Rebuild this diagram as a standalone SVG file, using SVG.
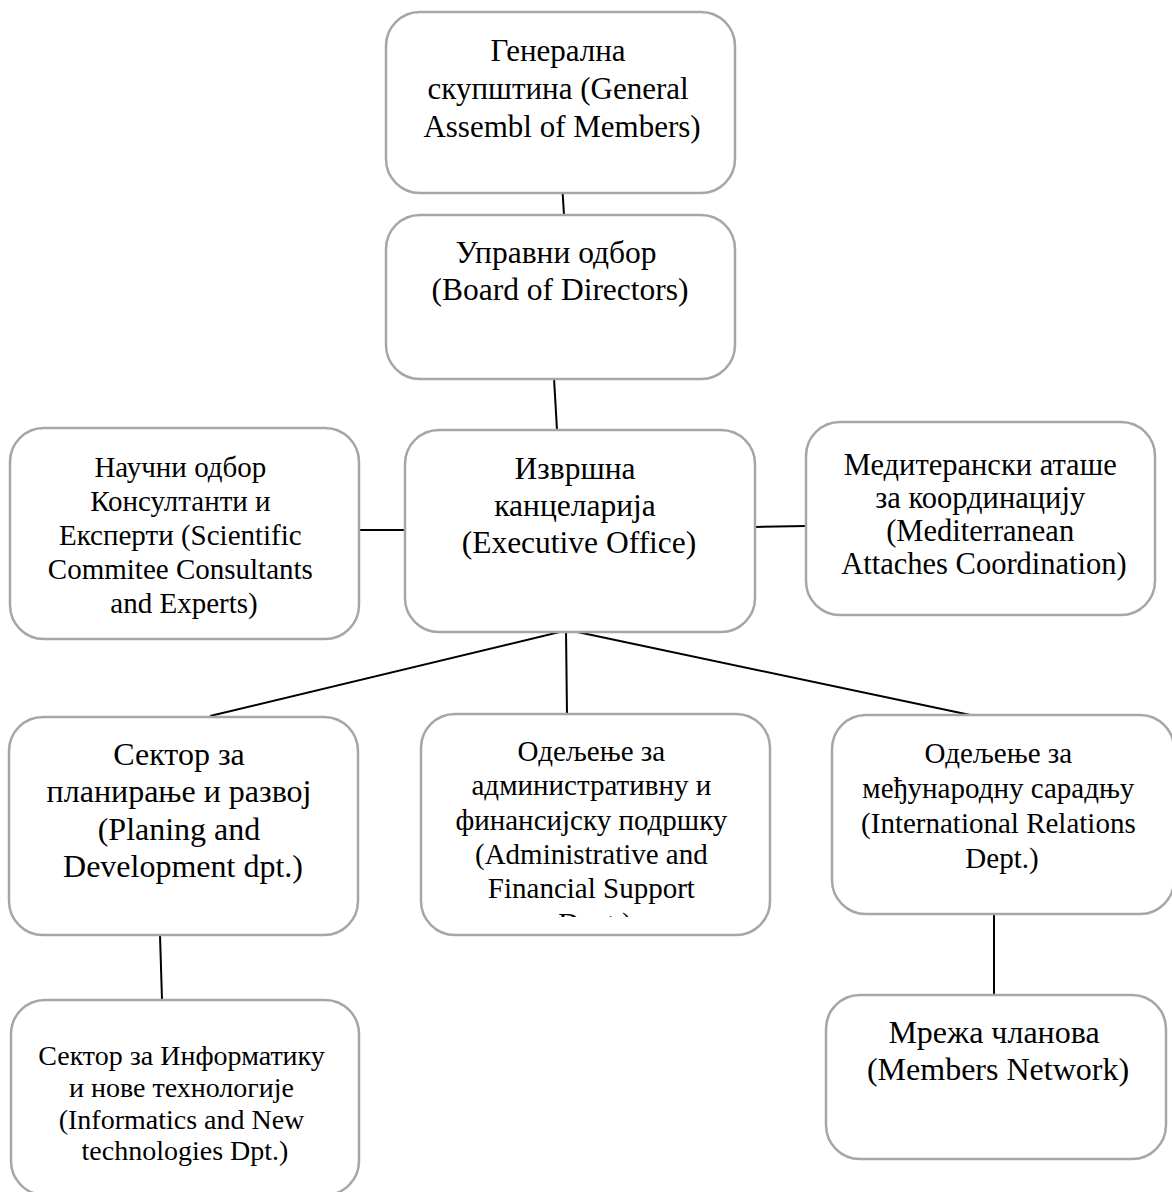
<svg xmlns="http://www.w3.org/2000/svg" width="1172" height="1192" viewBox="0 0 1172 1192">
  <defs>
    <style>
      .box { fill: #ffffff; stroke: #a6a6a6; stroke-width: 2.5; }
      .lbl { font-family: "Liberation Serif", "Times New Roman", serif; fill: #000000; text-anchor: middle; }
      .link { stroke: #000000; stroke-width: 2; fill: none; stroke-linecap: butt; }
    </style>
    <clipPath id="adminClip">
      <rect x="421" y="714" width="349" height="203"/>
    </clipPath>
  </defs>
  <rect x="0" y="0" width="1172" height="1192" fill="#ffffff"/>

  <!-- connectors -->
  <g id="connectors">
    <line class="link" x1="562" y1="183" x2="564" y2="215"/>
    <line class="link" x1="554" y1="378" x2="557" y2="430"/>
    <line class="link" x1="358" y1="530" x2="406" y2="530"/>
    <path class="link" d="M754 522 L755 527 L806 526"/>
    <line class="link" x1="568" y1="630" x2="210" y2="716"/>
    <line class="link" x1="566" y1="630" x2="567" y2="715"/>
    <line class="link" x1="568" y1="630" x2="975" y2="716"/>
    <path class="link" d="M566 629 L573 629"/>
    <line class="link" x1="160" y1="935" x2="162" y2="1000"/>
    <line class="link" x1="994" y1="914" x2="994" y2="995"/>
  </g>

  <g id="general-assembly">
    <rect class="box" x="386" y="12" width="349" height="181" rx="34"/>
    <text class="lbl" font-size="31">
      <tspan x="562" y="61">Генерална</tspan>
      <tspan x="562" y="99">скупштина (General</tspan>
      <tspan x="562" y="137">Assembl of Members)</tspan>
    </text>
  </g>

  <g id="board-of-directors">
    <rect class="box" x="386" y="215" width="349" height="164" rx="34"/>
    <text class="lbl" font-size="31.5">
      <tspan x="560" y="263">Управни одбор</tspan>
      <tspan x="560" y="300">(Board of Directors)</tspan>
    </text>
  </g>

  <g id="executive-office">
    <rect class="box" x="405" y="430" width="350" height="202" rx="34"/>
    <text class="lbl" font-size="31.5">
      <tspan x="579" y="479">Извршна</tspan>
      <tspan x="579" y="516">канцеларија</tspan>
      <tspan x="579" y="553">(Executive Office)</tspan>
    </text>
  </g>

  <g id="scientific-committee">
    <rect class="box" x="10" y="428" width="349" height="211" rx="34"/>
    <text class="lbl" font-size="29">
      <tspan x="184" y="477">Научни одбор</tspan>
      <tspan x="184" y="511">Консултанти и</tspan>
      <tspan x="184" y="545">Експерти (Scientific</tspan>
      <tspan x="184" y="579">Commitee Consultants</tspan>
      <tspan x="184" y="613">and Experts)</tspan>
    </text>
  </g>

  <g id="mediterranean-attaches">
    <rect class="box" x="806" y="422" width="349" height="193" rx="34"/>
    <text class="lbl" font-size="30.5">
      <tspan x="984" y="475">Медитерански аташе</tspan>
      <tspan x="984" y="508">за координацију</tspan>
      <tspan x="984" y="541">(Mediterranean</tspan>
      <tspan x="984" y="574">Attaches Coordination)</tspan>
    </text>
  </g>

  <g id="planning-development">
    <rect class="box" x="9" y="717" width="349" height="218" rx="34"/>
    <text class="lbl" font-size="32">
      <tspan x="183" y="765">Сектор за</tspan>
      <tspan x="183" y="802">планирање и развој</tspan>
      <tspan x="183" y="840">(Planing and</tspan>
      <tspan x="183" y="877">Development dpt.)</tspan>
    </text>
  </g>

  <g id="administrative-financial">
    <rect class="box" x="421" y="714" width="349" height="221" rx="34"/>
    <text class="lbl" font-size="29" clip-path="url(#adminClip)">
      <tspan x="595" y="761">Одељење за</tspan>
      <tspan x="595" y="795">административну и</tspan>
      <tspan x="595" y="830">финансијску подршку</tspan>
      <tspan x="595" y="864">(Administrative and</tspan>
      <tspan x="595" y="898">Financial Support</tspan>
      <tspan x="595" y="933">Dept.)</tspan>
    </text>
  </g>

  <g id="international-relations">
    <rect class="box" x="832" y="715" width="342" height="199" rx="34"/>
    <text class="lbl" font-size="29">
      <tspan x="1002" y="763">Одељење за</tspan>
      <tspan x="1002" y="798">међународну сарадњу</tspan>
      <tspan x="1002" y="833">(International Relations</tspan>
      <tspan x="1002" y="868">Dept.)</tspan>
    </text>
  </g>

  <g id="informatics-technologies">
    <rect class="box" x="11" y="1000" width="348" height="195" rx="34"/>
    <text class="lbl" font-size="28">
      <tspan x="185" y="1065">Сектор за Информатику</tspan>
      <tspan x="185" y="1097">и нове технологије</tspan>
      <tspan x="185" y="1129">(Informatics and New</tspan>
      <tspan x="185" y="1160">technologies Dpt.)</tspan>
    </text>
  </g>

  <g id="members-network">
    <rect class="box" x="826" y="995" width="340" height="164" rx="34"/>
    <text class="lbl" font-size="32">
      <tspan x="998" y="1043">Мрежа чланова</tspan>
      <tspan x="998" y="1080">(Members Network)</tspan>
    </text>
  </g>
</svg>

_Direction:_
Every line is to be duplicated exactly, though pictures stay out.

_Exercise response:_
Rebuild this diagram as a standalone SVG file, using SVG.
<svg xmlns="http://www.w3.org/2000/svg" width="1172" height="1192" viewBox="0 0 1172 1192">
  <defs>
    <style>
      .box { fill: #ffffff; stroke: #a6a6a6; stroke-width: 2.5; }
      .lbl { font-family: "Liberation Serif", "Times New Roman", serif; fill: #000000; text-anchor: middle; }
      .link { stroke: #000000; stroke-width: 2; fill: none; stroke-linecap: butt; }
    </style>
    <clipPath id="adminClip">
      <rect x="421" y="714" width="349" height="203"/>
    </clipPath>
  </defs>
  <rect x="0" y="0" width="1172" height="1192" fill="#ffffff"/>

  <!-- connectors -->
  <g id="connectors">
    <line class="link" x1="562" y1="183" x2="564" y2="215"/>
    <line class="link" x1="554" y1="378" x2="557" y2="430"/>
    <line class="link" x1="358" y1="530" x2="406" y2="530"/>
    <path class="link" d="M754 522 L755 527 L806 526"/>
    <line class="link" x1="568" y1="630" x2="210" y2="716"/>
    <line class="link" x1="566" y1="630" x2="567" y2="715"/>
    <line class="link" x1="568" y1="630" x2="975" y2="716"/>
    <path class="link" d="M566 629 L573 629"/>
    <line class="link" x1="160" y1="935" x2="162" y2="1000"/>
    <line class="link" x1="994" y1="914" x2="994" y2="995"/>
  </g>

  <g id="general-assembly">
    <rect class="box" x="386" y="12" width="349" height="181" rx="34"/>
    <text class="lbl" font-size="31">
      <tspan x="562" y="61">Генерална</tspan>
      <tspan x="562" y="99">скупштина (General</tspan>
      <tspan x="562" y="137">Assembl of Members)</tspan>
    </text>
  </g>

  <g id="board-of-directors">
    <rect class="box" x="386" y="215" width="349" height="164" rx="34"/>
    <text class="lbl" font-size="31.5">
      <tspan x="560" y="263">Управни одбор</tspan>
      <tspan x="560" y="300">(Board of Directors)</tspan>
    </text>
  </g>

  <g id="executive-office">
    <rect class="box" x="405" y="430" width="350" height="202" rx="34"/>
    <text class="lbl" font-size="31.5">
      <tspan x="579" y="479">Извршна</tspan>
      <tspan x="579" y="516">канцеларија</tspan>
      <tspan x="579" y="553">(Executive Office)</tspan>
    </text>
  </g>

  <g id="scientific-committee">
    <rect class="box" x="10" y="428" width="349" height="211" rx="34"/>
    <text class="lbl" font-size="29">
      <tspan x="184" y="477">Научни одбор</tspan>
      <tspan x="184" y="511">Консултанти и</tspan>
      <tspan x="184" y="545">Експерти (Scientific</tspan>
      <tspan x="184" y="579">Commitee Consultants</tspan>
      <tspan x="184" y="613">and Experts)</tspan>
    </text>
  </g>

  <g id="mediterranean-attaches">
    <rect class="box" x="806" y="422" width="349" height="193" rx="34"/>
    <text class="lbl" font-size="30.5">
      <tspan x="984" y="475">Медитерански аташе</tspan>
      <tspan x="984" y="508">за координацију</tspan>
      <tspan x="984" y="541">(Mediterranean</tspan>
      <tspan x="984" y="574">Attaches Coordination)</tspan>
    </text>
  </g>

  <g id="planning-development">
    <rect class="box" x="9" y="717" width="349" height="218" rx="34"/>
    <text class="lbl" font-size="32">
      <tspan x="183" y="765">Сектор за</tspan>
      <tspan x="183" y="802">планирање и развој</tspan>
      <tspan x="183" y="840">(Planing and</tspan>
      <tspan x="183" y="877">Development dpt.)</tspan>
    </text>
  </g>

  <g id="administrative-financial">
    <rect class="box" x="421" y="714" width="349" height="221" rx="34"/>
    <text class="lbl" font-size="29" clip-path="url(#adminClip)">
      <tspan x="595" y="761">Одељење за</tspan>
      <tspan x="595" y="795">административну и</tspan>
      <tspan x="595" y="830">финансијску подршку</tspan>
      <tspan x="595" y="864">(Administrative and</tspan>
      <tspan x="595" y="898">Financial Support</tspan>
      <tspan x="595" y="933">Dept.)</tspan>
    </text>
  </g>

  <g id="international-relations">
    <rect class="box" x="832" y="715" width="342" height="199" rx="34"/>
    <text class="lbl" font-size="29">
      <tspan x="1002" y="763">Одељење за</tspan>
      <tspan x="1002" y="798">међународну сарадњу</tspan>
      <tspan x="1002" y="833">(International Relations</tspan>
      <tspan x="1002" y="868">Dept.)</tspan>
    </text>
  </g>

  <g id="informatics-technologies">
    <rect class="box" x="11" y="1000" width="348" height="195" rx="34"/>
    <text class="lbl" font-size="28">
      <tspan x="185" y="1065">Сектор за Информатику</tspan>
      <tspan x="185" y="1097">и нове технологије</tspan>
      <tspan x="185" y="1129">(Informatics and New</tspan>
      <tspan x="185" y="1160">technologies Dpt.)</tspan>
    </text>
  </g>

  <g id="members-network">
    <rect class="box" x="826" y="995" width="340" height="164" rx="34"/>
    <text class="lbl" font-size="32">
      <tspan x="998" y="1043">Мрежа чланова</tspan>
      <tspan x="998" y="1080">(Members Network)</tspan>
    </text>
  </g>
</svg>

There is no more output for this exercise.